The car 52 is further provided with two additional continuous ball paths 90,91 in which a plurality of small balls 94 is accommodated. Each ball path comprises an open ball groove 92,93 which is open towards the upper face 54 of the track. When the car 52 is subjected to a load in the direction opposite the arrow T, the small balls 94 carry the load jointly with the balls 31 in the continuous paths 63,64 and circulate in the respective additional continuous paths 90,91 when the car 52 is displaced.

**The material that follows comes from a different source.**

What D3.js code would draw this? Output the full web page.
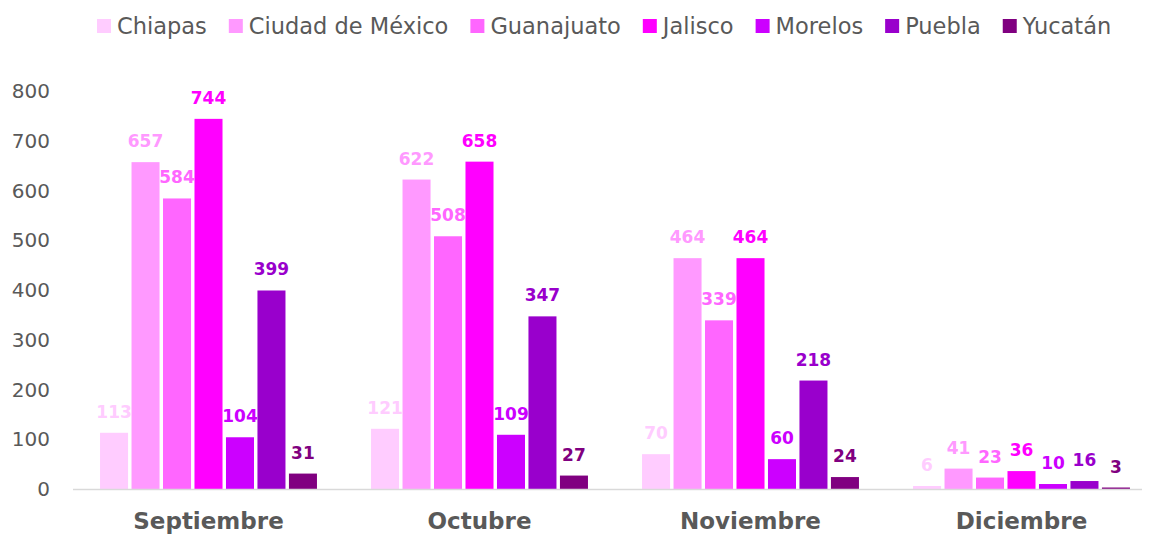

The parts of the track car system, ie the track, the track car, the rollers and the balls may be made from a number of different materials and by means of various processes. A person skilled in the art will easily be able to choose the most advantageous combination of materials. However, it should be noted that advantageously the track may be made as an extruded aluminium sectional bar which is hard-anodized (ie having a hard anodic coating) and cut to the desired length. Correspondingly, the car may be made from an extruded aluminium sectional bar which is subsequently processed for the formation of the continuous paths and hard-anodized. The balls and the rollers may advantageously be made of plastics, such as polyamide imide.